Cape Town - Rich media on social networks is driving internet traffic in South Africa as data and device costs decline.
According to a survey by Fuseware and World Wide Worx, rich media applications like YouTube are on the increase in SA.
The SA Social Media Landscape 2015 study was released on Wednesday showed that 11.8 million South Africans are regularly logging on to Facebook, followed by YouTube at 7.2 million.
"The global rise of video is now making itself felt here. Once the cost of mobile data comes down for the emerging smartphone market, video will become a dominant medium, strongly supported by other visual media", said Arthur Goldstuck, managing director of technology market researchers World Wide Worx.
The results corroborate earlier studies that indicate a massive increase in data consumption as people turn to rich media content on the internet.
'Secret'
Cisco's Visual Networking Index predicated that between 2013 and 2018, mobile data traffic in South Africa will have a compound annual growth of 53% and will reach an annual run rate of two Exabytes by 2018.

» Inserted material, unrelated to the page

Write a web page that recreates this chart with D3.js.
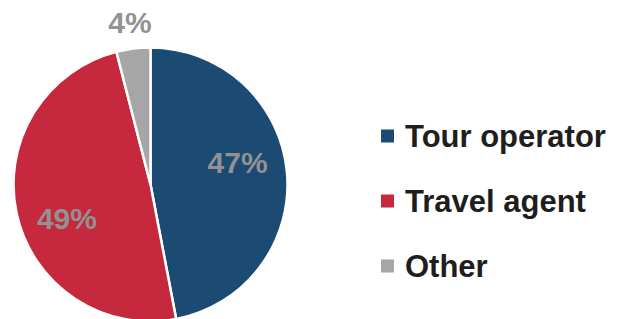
<!DOCTYPE html>
<meta charset="utf-8">
<title>Booking channel share</title>
<style type="text/css">
	body { margin: 0; background: #fff; }
	text { font-family: "Liberation Sans", Arial, sans-serif; font-weight: bold; }
</style>
<body>
<div id="chart"></div>
<script src="https://d3js.org/d3.v7.min.js"></script>
<script>

// data
var channels = ["Tour operator", "Travel agent", "Other"];
var shares = [47, 49, 4];
var colours = ["#1B4A72", "#C6283D", "#A6A6A6"];

var width = 619, height = 319;
var cx = 150.5, cy = 184.5, radius = 137;

var svg = d3.select("#chart").append("svg")
		.attr("width", width)
		.attr("height", height);

var pieData = d3.pie().sort(null)(shares);

var arc = d3.arc().innerRadius(0).outerRadius(radius);

var g = svg.append("g").attr("transform", "translate(" + cx + "," + cy + ")");

// slices with white seams
g.selectAll("path")
	.data(pieData)
	.enter().append("path")
	.attr("d", arc)
	.attr("fill", function(d, i) { return colours[i]; })
	.attr("stroke", "#fff")
	.attr("stroke-width", 2.5)
	.attr("stroke-linejoin", "miter");

// labels: big slices inside (nudged a bit anticlockwise), small one outside
function labelPos(d) {
	var mid = (d.startAngle + d.endAngle) / 2;
	var inside = d.data >= 10;
	var r = inside ? 90 : 164;
	var a = inside ? mid - 0.16 : mid;
	return [Math.sin(a) * r, -Math.cos(a) * r];
}

g.selectAll(".lbl")
	.data(pieData)
	.enter().append("text")
	.attr("class", "lbl")
	.attr("x", function(d) { return labelPos(d)[0]; })
	.attr("y", function(d) { return labelPos(d)[1]; })
	.attr("dy", "0.36em")
	.attr("text-anchor", "middle")
	.style("font-size", "30px")
	.style("fill", "#929292")
	.text(function(d) { return d.data + "%"; });

// legend
var legY = d3.scalePoint().domain(channels).range([136, 266]);

var leg = svg.append("g").attr("transform", "translate(381,0)");

leg.selectAll("rect")
	.data(channels)
	.enter().append("rect")
	.attr("x", 0)
	.attr("y", function(d) { return legY(d) - 6.5; })
	.attr("width", 13)
	.attr("height", 13)
	.attr("fill", function(d, i) { return colours[i]; });

leg.selectAll("text")
	.data(channels)
	.enter().append("text")
	.attr("x", 24)
	.attr("y", function(d) { return legY(d) + 11; })
	.style("font-size", "31px")
	.style("fill", "#1E1E1E")
	.text(function(d) { return d; });

</script>
</body>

Most of that data demand is due to the appetite for video content over the internet. But the increase will also be the result of an increasing number of smart devices that connect to the web and conduct machine to machine communications.
The social media study found that Twitter's growth in SA had slowed to 20%, and there are around 6.6 million South Africans on the one to many messaging service.
But professional networking service LinkedIn has jumped by 40% to 3.8 million users while local social network Mxit has seen further decline to 4.9 million from 6.5 million subscribers.
For companies that would like to use social networks to build their brands, it is not simply a matter of getting a like on Facebook or a retweet on Twitter.
"The secret for companies trying to leverage social networks lies not only in numbers of users, but also in how heavily those users engage in these networks. Twitter has more intensive engagement than Facebook, despite having substantially fewer users," said Mike Wronski, CEO of Fuseware.
The survey found that 65 of South Africa's biggest brands were actively engaged in social media with a majority planning to increase spending in 2015.
"Content marketing and influencer marketing are two big trends corporates are embracing as the market matures", Wronski added.